We ask, “How could something really horrific be accepted by everyone around me? Surely my career and my way of life can’t be that bad if everyone else is doing it too. If it were, somebody would have stopped it already. Right?”
We are having trouble recognizing this horror because there are virtually no bad guys in the game. There are a few, probably, at Monsanto and in oil and gas companies, and a few in public office. But even they are not sitting around tables in the evenings smoking cigars and plotting the extinction of the polar bear. Most of them don’t have malicious intent. They’re just following the prevailing logic and ethic of our culture—the logic and ethic of commerce. They’re just being smart businesspeople, doing what they’ve been raised to do. The banality of evil.

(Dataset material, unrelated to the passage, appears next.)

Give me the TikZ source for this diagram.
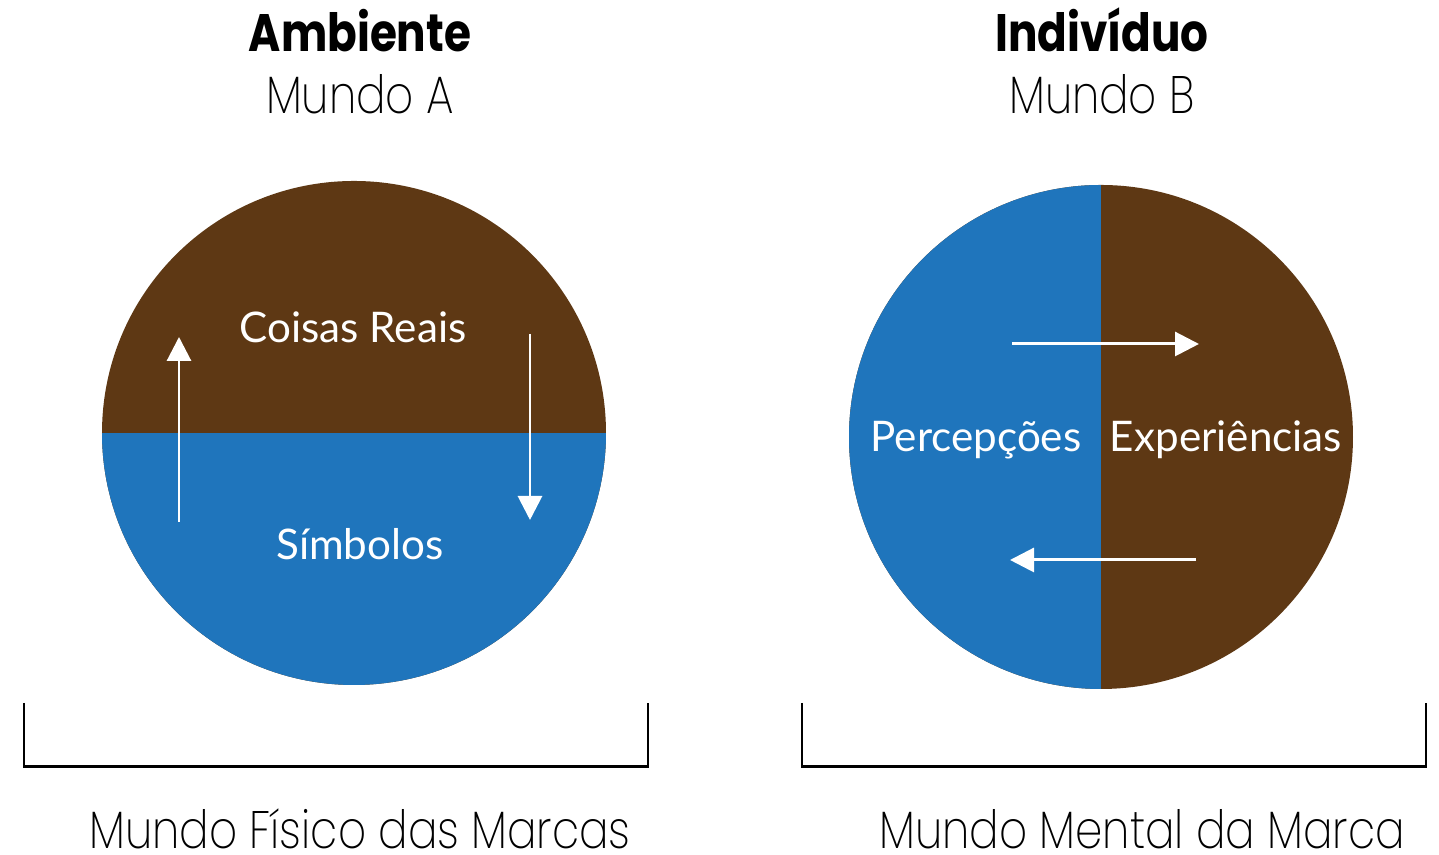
\documentclass[tikz,border=0pt]{standalone}
\usepackage{fontspec}
\setmainfont{Lato}
\newfontfamily\headfont{Poppins}[FakeStretch=0.83]
\newfontfamily\thinfont{Poppins ExtraLight}[FakeStretch=0.83]
\usetikzlibrary{arrows.meta}
\definecolor{earth}{RGB}{94,56,20}
\definecolor{sky}{RGB}{31,117,188}
\tikzset{
    world/.style={circle, inner sep=0mm, minimum size=5.04cm, fill=earth},
    flow/.style={white, line width=0.85pt, -{Triangle[length=0.24cm, width=0.24cm]}},
    inlabel/.style={white, font=\fontsize{12}{14}\selectfont, anchor=base},
    headlabel/.style={font=\headfont\bfseries\fontsize{15}{18}\selectfont, anchor=base, inner sep=0pt},
    subheadlabel/.style={font=\thinfont\fontsize{15}{18}\selectfont, anchor=base, inner sep=0pt},
    bracket/.style={black, line width=0.85pt}
}

\begin{document}
\begin{tikzpicture}
        \useasboundingbox (0,0) rectangle (14.39,8.55);
        % Mundo A
        \node (wa) [world, path picture={\fill[sky] (path picture bounding box.west) rectangle (path picture bounding box.south east);}] at (3.54,4.22) {};
        \node (ta) [headlabel] at (3.60,8.03) {Ambiente};
        \node (sa) [subheadlabel] at (3.60,7.41) {Mundo A};
        \node (ca) [inlabel] at (3.53,5.12) {Coisas Reais};
        \node (sb) [inlabel] at (3.60,2.95) {Símbolos};
        \coordinate (up0) at (1.79,3.33);
        \coordinate (up1) at (1.79,5.18);
        \coordinate (dn0) at (5.30,5.21);
        \coordinate (dn1) at (5.30,3.35);
        \draw[flow] (up0) -- (up1);
        \draw[flow] (dn0) -- (dn1);
        % Mundo B
        \node (wb) [world, path picture={\fill[sky] (path picture bounding box.south west) rectangle (path picture bounding box.north);}] at (11.01,4.18) {};
        \node (tb) [headlabel] at (11.02,8.03) {Indivíduo};
        \node (sbb) [subheadlabel] at (11.02,7.41) {Mundo B};
        \node (pe) [inlabel] at (9.76,4.03) {Percepções};
        \node (ex) [inlabel] at (12.26,4.03) {Experiências};
        \coordinate (rt0) at (10.12,5.11);
        \coordinate (rt1) at (11.99,5.11);
        \coordinate (lt0) at (11.96,2.95);
        \coordinate (lt1) at (10.10,2.95);
        \draw[flow] (rt0) -- (rt1);
        \draw[flow] (lt0) -- (lt1);
        % colchetes
        \coordinate (la) at (0.24,1.52);
        \coordinate (lb) at (6.48,1.52);
        \coordinate (ra) at (8.02,1.52);
        \coordinate (rb) at (14.26,1.52);
        \draw[bracket] (la) -- (la |- 0,0.88) -- (lb |- 0,0.88) -- (lb);
        \draw[bracket] (ra) -- (ra |- 0,0.88) -- (rb |- 0,0.88) -- (rb);
        \node (fa) [subheadlabel] at (3.60,0.06) {Mundo Físico das Marcas};
        \node (fb) [subheadlabel] at (11.42,0.06) {Mundo Mental da Marca};
\end{tikzpicture}
\end{document}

And then there’s the rest of us. We’re not evil and yet we are all semi-knowingly participating in the creation of this global catastrophe. Most of us eat meat and dairy products that require massive quantities of water, fossil fuels, and pesticides to produce, destroying forests and jungles. Most of us live and work in buildings that are burning fuel 24/7 for lights, computers, appliances, heating and air conditioning systems. This is all normal for our culture.
Terrible and Terrifyingly Normal
Hannah Arendt, the twentieth-century political theorist, had some insights into the concepts of “evil” and “normal” that seem to have direct bearing here.
In 1961 she went, as a reporter for The New Yorker, to the trial of Adolf Eichmann. Eichmann was a Nazi lieutenant colonel who had been responsible for the operations side of the project of forcing millions of Jews into concentration camps and later deporting them by train to places like Auschwitz. If there were ever an example of a psychopathic monster—grand evil incarnate—Adolf Eichmann should be it. But Arendt published a series of articles about the trial that she later turned into a book subtitled, A Report on the Banality of Evil. In it she made the argument that Eichmann was actually not psychopathic, not exceptional in his propensity for violence, and not particularly hateful or malicious. What he was was unintelligent, rule-oriented, and insecure, with a desperate need to belong. He was a joiner who wanted to be part of something. He wanted to advance his career. He wanted respect and a good life. He often spoke in clichés. While he was in prison in Israel awaiting his trial, five different psychiatrists interviewed him and found no evidence of any pathology. He was a psychologically stable, normal person.